There’s an SFF magazine that specializes in “clean” short stories, and this is how they define “not clean”:
“Stories with graphic violence
Stories with mature sexual themes
Stories with profanity or vulgarity. We want a broad, family-friendly audience; think original Lord of the Rings trilogy or Star Wars.
Stories featuring or glorifying illegal drug use
Stories with graphic child abuse or glorifying child abuse in any way”
I know they’ve been asked and have said that lgbtia+ stories are welcome there, as long as they don’t include sex. I haven’t read the magazine myself though, so don’t know whether or not they actually show up, or how often.
And while the sex in your stories is usually relevant to the story, I’ve seen quite a few books where that is not the case, particularly in the Romance genre.
I’m looking forward to reading The Ippos King! 🙂
I love mysteries, but I don’t like Sherlock Holmes. In fact, I don’t think they should even count as mysteries, because they are usually “solved” by Holmes having information that was withheld from the reader/not realistic conclusions. All Sherlock Holmes is is a case study of a drug-addicted sociopath. Some of the adaptations are okay though.
If ans has been added to your custom dictionary (so it no longer flags it as misspelled) you’d have to delete it first. I don’t know of any options to add words to autocorrect but you could set up a shortcut so that every time you type “space a n s space” it would change it to “and”. But it depends on which keyboard you are using within android.
I am with you on “clean”. If you can simply remove the sex scenes you write with no ther changes to the story, then you are not writing them correctly.
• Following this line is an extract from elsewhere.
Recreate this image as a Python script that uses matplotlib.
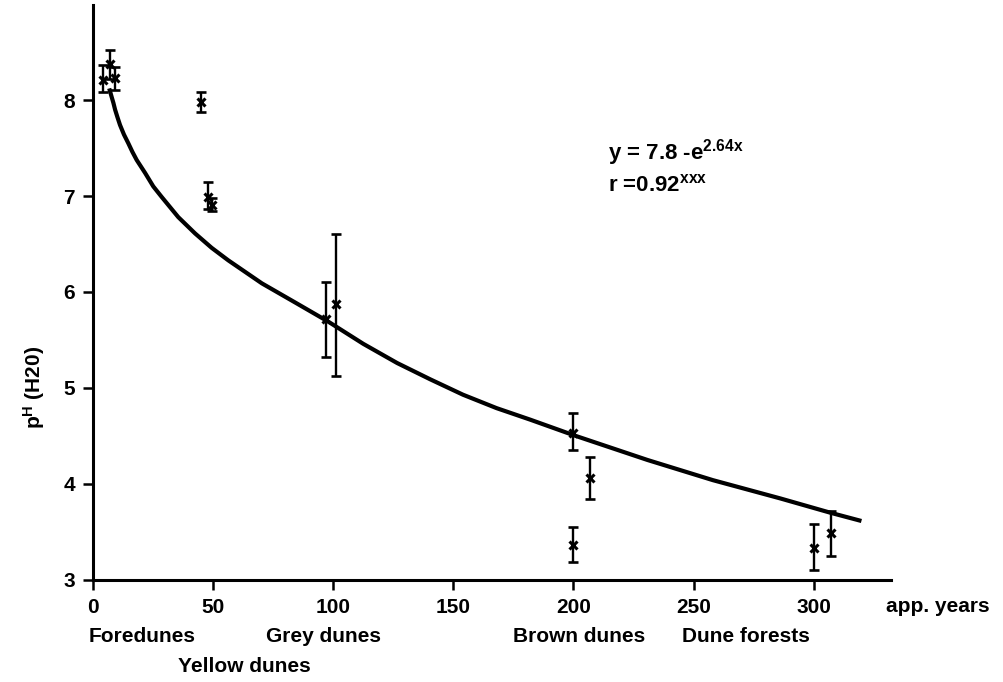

One other thing about “clean” in a fantasy setting is we already have to deal with fellow readers (mostly men) who don’t want kissing cooties in thier stories and think books with consensual sex are already lesser to begin with. If I had a nickel for all the times I have been told I don’t read “real” fantasy… /rant
I simply won’t read authors who write two versions of all thier books. Or authors who label tyemselves/their books as smart or not your mother’s romance. And such.
That’s an excellent point about the kissing cooties in fantasy – and this does feel like pandering to that. Spare me the “real fantasy” nonsense. Amen to all of this!
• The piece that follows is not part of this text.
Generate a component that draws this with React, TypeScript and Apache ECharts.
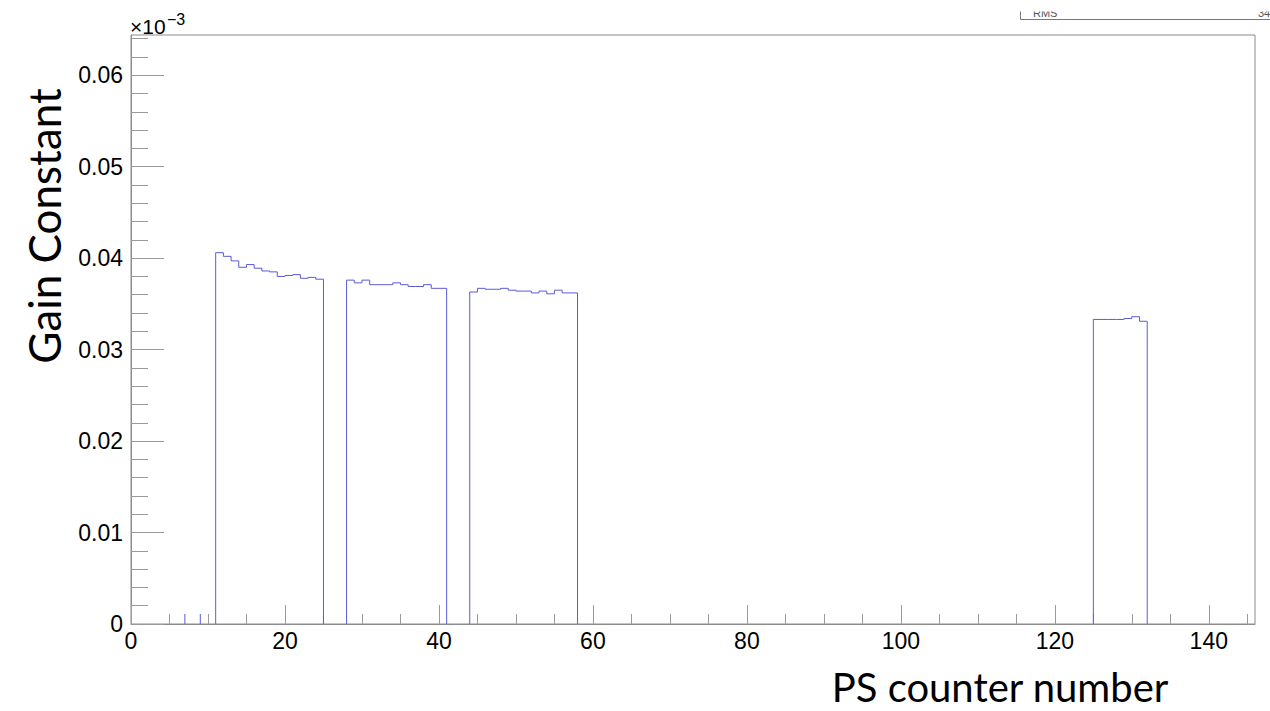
import { useEffect, useRef } from "react";
import * as echarts from "echarts";

// Axis ranges and labelled ticks
const xMax = 146;
const yMax = 0.0644;
const xTickValues = [0, 20, 40, 60, 80, 100, 120, 140];
const yTickValues = [0, 0.01, 0.02, 0.03, 0.04, 0.05, 0.06];

// First counter of each filled run of bins (bin width = 1 counter)
const runStarts = [11, 28, 44, 125];
// Gain constant per counter (axis units, ×10^-3)
const gainRun1 = [0.0406, 0.0402, 0.0397, 0.039, 0.0393, 0.0389, 0.0386, 0.0385, 0.038, 0.0381, 0.0382, 0.0378, 0.0379, 0.0377];
const gainRun2 = [0.0376, 0.0373, 0.0376, 0.0371, 0.0371, 0.0371, 0.0373, 0.0371, 0.0369, 0.0369, 0.0371, 0.0367, 0.0367];
const gainRun3 = [0.0363, 0.0367, 0.0366, 0.0366, 0.0367, 0.0365, 0.0364, 0.0364, 0.0362, 0.0364, 0.0361, 0.0365, 0.0362, 0.0362];
const gainRun4 = [0.0333, 0.0333, 0.0333, 0.0333, 0.0334, 0.0336, 0.0331];
const gainRuns = [gainRun1, gainRun2, gainRun3, gainRun4];

// Isolated edge marks near the start of the range
const spikeCounters = [7, 9];
const spikeGain = [0.0011, 0.0011];

const HIST_COLOR = "#5b5bd6";
const AXIS_COLOR = "#8c8c8c";
const TICK_COLOR = "#9a9a9a";
const ROOT_FONT = "Liberation Sans, Arial, sans-serif";
const TITLE_FONT = "Lato, sans-serif";

// Histogram outline (ROOT "HIST" style) for one run of consecutive bins
function stepOutline(start: number, gains: number[]): number[][] {
  const pts: number[][] = [[start, 0]];
  gains.forEach((g, i) => {
    pts.push([start + i, g]);
    pts.push([start + i + 1, g]);
  });
  pts.push([start + gains.length, 0]);
  return pts;
}

export default function App() {
  const ref = useRef<HTMLDivElement>(null);

  useEffect(() => {
    if (!ref.current) return;
    const chart = echarts.init(ref.current, null, { renderer: "svg" });

    const runSeries = runStarts.map((start, k) => ({
      type: "line" as const,
      data: stepOutline(start, gainRuns[k]),
      showSymbol: false,
      symbol: "none",
      silent: true,
      lineStyle: { color: HIST_COLOR, width: 1 },
    }));
    const spikeSeries = spikeCounters.map((c, k) => ({
      type: "line" as const,
      data: [
        [c, 0],
        [c, spikeGain[k]],
      ],
      showSymbol: false,
      symbol: "none",
      silent: true,
      lineStyle: { color: HIST_COLOR, width: 1 },
    }));

    chart.setOption({
      animation: false,
      backgroundColor: "#ffffff",
      grid: {
        left: 131,
        right: 15,
        top: 35,
        bottom: 87,
        show: true,
        borderColor: AXIS_COLOR,
        borderWidth: 1,
        backgroundColor: "transparent",
      },
      xAxis: {
        type: "value",
        min: 0,
        max: xMax,
        interval: 20,
        axisLine: { show: true, onZero: false, lineStyle: { color: AXIS_COLOR, width: 1 } },
        axisTick: {
          show: true,
          inside: true,
          length: 19,
          customValues: xTickValues,
          lineStyle: { color: TICK_COLOR, width: 1 },
        },
        minorTick: { show: true, splitNumber: 4, length: 10, lineStyle: { color: TICK_COLOR, width: 1 } },
        axisLabel: {
          customValues: xTickValues,
          color: "#000",
          fontSize: 23,
          fontFamily: ROOT_FONT,
          margin: 5,
          formatter: (v: number) => (v % 20 === 0 ? String(v) : ""),
        },
        splitLine: { show: false },
      },
      yAxis: {
        type: "value",
        min: 0,
        max: yMax,
        interval: 0.01,
        axisLine: { show: true, onZero: false, lineStyle: { color: AXIS_COLOR, width: 1 } },
        axisTick: {
          show: true,
          inside: true,
          length: 33,
          customValues: yTickValues,
          lineStyle: { color: TICK_COLOR, width: 1 },
        },
        minorTick: { show: true, splitNumber: 5, length: 17, lineStyle: { color: TICK_COLOR, width: 1 } },
        axisLabel: {
          customValues: yTickValues,
          color: "#000",
          fontSize: 23,
          fontFamily: ROOT_FONT,
          margin: 8,
          formatter: (v: number) => (v === 0 ? "0" : v.toFixed(2)),
        },
        splitLine: { show: false },
      },
      graphic: [
        // axis multiplier
        {
          type: "text",
          x: 130,
          y: 26.5,
          style: { text: "×10", fontSize: 21, fontFamily: ROOT_FONT, fill: "#000", align: "left", verticalAlign: "middle" },
        },
        {
          type: "text",
          x: 167,
          y: 19.5,
          style: { text: "−3", fontSize: 16, fontFamily: ROOT_FONT, fill: "#000", align: "left", verticalAlign: "middle" },
        },
        // axis titles
        {
          type: "text",
          x: 44,
          y: 226,
          rotation: Math.PI / 2,
          style: { text: "Gain Constant", fontSize: 44, fontFamily: TITLE_FONT, fill: "#000", align: "center", verticalAlign: "middle" },
        },
        {
          type: "text",
          x: 1000,
          y: 687,
          style: { text: "PS counter number", fontSize: 40, fontFamily: TITLE_FONT, fill: "#000", align: "center", verticalAlign: "middle" },
        },
        // corner of the statistics box
        {
          type: "text",
          x: 1033,
          y: 13,
          style: { text: "RMS", fontSize: 11, fontFamily: ROOT_FONT, fill: "#555", align: "left", verticalAlign: "middle" },
        },
        {
          type: "text",
          x: 1258,
          y: 13,
          style: { text: "34", fontSize: 11, fontFamily: ROOT_FONT, fill: "#555", align: "left", verticalAlign: "middle" },
        },
        {
          type: "rect",
          z: 100,
          shape: { x: 995, y: 0, width: 275, height: 11.5 },
          style: { fill: "#ffffff" },
        },
        {
          type: "line",
          z: 101,
          shape: { x1: 1020.5, y1: 11.5, x2: 1020.5, y2: 19.5 },
          style: { stroke: "#777", lineWidth: 1 },
        },
        {
          type: "line",
          z: 101,
          shape: { x1: 1020.5, y1: 19.5, x2: 1270, y2: 19.5 },
          style: { stroke: "#777", lineWidth: 1 },
        },
      ],
      series: [...runSeries, ...spikeSeries],
    });

    return () => chart.dispose();
  }, []);

  return (
    <div
      ref={ref}
      style={{ position: "absolute", left: 0, top: 0, width: 1270, height: 711, background: "#fff" }}
    />
  );
}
I actively avoid “clean” books because A. it always struck me as another word for Christian values (barf) and B. I want sex scenes in all the different flavors available, the more explicit and “deviant” the better. I have actually bought books by unknown authors for no other reason than a reviewer wrote (with great disgust) that there was too much explicit sex. Nothing piques my interest faster lol!
This is why you are my tribe! 😀
While I agree that “clean” *can* be used in bad ways, and certainly that author seemed awful, I’m curious as to what alternative word(s) you would suggest be used instead? Some of us really don’t want to read books with sex in them, and I feel like it’s a different kind of exclusion to say that there shouldn’t be *any* way to mark whether books are or aren’t “safe” for those readers… asexuality is the A of LGBTIA+, after all.
There’s an SFF magazine that specializes in “clean” short stories, and this is how they define “not clean”:
“Stories with graphic violence
Stories with mature sexual themes
Stories with profanity or vulgarity. We want a broad, family-friendly audience; think original Lord of the Rings trilogy or Star Wars.
Stories featuring or glorifying illegal drug use
Stories with graphic child abuse or glorifying child abuse in any way”
I know they’ve been asked and have said that lgbtia+ stories are welcome there, as long as they don’t include sex. I haven’t read the magazine myself though, so don’t know whether or not they actually show up, or how often.
And while the sex in your stories is usually relevant to the story, I’ve seen quite a few books where that is not the case, particularly in the Romance genre.
I’m looking forward to reading The Ippos King! 🙂
I love mysteries, but I don’t like Sherlock Holmes. In fact, I don’t think they should even count as mysteries, because they are usually “solved” by Holmes having information that was withheld from the reader/not realistic conclusions. All Sherlock Holmes is is a case study of a drug-addicted sociopath. Some of the adaptations are okay though.
Funny assessment of Sherlock Holmes! I totally agree about the information being withheld.
I guess I think there’s not one term that encompasses everything. Why can’t we have lists like the one you show?